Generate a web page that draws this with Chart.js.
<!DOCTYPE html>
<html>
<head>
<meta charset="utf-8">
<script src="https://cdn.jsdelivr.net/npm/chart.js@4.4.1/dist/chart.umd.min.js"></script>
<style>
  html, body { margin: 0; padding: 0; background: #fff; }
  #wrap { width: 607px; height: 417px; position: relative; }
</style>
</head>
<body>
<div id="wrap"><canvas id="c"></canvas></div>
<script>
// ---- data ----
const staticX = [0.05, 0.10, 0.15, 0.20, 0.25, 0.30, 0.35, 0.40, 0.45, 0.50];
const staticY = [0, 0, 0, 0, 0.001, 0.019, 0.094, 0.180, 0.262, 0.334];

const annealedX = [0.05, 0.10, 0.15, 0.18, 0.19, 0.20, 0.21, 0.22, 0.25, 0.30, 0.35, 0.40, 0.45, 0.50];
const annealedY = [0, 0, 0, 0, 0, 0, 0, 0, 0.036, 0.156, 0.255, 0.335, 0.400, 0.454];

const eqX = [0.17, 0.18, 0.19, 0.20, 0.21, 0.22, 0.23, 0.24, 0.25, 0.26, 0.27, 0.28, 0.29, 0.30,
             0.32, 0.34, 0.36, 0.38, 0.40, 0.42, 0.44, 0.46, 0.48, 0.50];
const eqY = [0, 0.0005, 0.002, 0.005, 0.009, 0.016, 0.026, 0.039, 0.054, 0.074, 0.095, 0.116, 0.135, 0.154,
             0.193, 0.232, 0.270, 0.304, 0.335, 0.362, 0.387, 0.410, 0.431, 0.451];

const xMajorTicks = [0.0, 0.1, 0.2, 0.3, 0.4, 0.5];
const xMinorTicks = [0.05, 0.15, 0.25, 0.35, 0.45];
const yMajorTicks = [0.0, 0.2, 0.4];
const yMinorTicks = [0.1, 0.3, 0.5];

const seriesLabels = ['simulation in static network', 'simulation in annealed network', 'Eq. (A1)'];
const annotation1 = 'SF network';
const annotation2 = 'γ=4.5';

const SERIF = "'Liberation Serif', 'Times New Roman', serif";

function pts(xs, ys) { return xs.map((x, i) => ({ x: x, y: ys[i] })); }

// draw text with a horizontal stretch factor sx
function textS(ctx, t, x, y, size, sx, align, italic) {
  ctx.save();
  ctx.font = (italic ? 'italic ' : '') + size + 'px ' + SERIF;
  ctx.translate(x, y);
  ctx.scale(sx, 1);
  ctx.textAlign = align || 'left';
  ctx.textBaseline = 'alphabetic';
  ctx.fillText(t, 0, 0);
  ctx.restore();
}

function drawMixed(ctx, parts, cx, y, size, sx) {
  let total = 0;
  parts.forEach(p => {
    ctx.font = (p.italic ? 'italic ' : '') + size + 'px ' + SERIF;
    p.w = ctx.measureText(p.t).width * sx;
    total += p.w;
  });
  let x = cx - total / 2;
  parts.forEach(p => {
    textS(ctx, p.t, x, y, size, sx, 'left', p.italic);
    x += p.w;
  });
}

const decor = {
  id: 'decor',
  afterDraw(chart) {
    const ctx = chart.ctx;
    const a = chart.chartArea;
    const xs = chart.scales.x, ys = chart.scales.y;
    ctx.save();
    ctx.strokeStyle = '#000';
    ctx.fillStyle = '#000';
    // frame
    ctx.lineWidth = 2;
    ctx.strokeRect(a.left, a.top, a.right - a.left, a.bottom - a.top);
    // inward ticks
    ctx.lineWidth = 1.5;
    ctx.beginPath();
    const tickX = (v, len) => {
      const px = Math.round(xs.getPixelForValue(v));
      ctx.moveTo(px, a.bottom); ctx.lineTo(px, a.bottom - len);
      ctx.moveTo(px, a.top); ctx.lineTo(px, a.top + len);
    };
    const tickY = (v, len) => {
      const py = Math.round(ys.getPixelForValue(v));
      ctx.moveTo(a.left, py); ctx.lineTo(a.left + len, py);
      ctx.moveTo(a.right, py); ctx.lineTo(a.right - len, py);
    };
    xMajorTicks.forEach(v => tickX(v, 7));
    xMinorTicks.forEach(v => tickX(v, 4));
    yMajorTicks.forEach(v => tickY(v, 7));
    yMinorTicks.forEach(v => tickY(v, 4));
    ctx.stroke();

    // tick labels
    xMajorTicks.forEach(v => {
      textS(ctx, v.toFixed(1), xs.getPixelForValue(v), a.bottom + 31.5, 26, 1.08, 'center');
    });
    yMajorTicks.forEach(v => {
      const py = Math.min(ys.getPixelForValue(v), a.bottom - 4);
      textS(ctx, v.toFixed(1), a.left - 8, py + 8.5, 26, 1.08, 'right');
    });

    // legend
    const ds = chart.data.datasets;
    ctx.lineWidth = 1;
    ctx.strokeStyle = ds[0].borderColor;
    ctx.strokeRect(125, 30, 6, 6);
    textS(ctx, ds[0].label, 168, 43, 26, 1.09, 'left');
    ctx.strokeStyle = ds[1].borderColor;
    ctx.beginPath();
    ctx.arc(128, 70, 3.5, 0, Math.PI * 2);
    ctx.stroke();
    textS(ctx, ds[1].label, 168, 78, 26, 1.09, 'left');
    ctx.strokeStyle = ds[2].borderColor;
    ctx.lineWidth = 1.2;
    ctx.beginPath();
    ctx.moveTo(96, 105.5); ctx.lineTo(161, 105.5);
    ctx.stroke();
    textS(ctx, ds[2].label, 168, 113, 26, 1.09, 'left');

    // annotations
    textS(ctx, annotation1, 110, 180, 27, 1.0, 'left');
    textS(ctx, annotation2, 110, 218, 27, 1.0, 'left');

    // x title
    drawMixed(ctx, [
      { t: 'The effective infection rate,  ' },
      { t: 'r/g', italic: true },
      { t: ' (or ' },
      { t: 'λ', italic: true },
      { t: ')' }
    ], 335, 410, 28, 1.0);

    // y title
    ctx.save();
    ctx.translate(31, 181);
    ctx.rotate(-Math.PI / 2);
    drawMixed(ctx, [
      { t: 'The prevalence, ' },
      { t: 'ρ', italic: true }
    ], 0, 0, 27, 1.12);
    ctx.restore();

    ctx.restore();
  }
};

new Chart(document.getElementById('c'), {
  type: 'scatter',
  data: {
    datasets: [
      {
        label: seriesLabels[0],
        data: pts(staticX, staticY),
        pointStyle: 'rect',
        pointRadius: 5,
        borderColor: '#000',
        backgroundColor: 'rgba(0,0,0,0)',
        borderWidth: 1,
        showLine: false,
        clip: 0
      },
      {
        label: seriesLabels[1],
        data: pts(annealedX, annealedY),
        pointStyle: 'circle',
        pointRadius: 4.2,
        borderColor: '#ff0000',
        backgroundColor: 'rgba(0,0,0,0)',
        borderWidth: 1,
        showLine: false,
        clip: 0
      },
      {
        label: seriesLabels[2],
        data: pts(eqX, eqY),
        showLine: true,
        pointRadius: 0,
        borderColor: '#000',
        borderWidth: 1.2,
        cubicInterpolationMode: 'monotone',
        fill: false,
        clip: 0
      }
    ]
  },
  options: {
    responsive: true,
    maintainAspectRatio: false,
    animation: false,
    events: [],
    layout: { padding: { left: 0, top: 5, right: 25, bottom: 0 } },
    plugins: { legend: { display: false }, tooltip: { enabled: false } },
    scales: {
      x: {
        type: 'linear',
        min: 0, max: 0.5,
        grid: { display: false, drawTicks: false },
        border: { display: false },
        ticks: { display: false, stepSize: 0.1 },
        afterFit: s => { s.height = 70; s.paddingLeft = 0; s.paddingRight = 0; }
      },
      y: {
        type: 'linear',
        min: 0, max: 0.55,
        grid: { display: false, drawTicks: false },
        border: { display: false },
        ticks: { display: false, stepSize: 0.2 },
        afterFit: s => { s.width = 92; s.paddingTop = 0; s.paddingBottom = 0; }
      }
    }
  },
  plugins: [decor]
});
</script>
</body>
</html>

§ **Written request**:
Print, please, the lines from the first line of the material through the line that contains "0.180, 0.262, 0.334];", exactly as written and with nothing added.

§ **Solution for this task**:
Generate a web page that draws this with Chart.js.
<!DOCTYPE html>
<html>
<head>
<meta charset="utf-8">
<script src="https://cdn.jsdelivr.net/npm/chart.js@4.4.1/dist/chart.umd.min.js"></script>
<style>
  html, body { margin: 0; padding: 0; background: #fff; }
  #wrap { width: 607px; height: 417px; position: relative; }
</style>
</head>
<body>
<div id="wrap"><canvas id="c"></canvas></div>
<script>
// ---- data ----
const staticX = [0.05, 0.10, 0.15, 0.20, 0.25, 0.30, 0.35, 0.40, 0.45, 0.50];
const staticY = [0, 0, 0, 0, 0.001, 0.019, 0.094, 0.180, 0.262, 0.334];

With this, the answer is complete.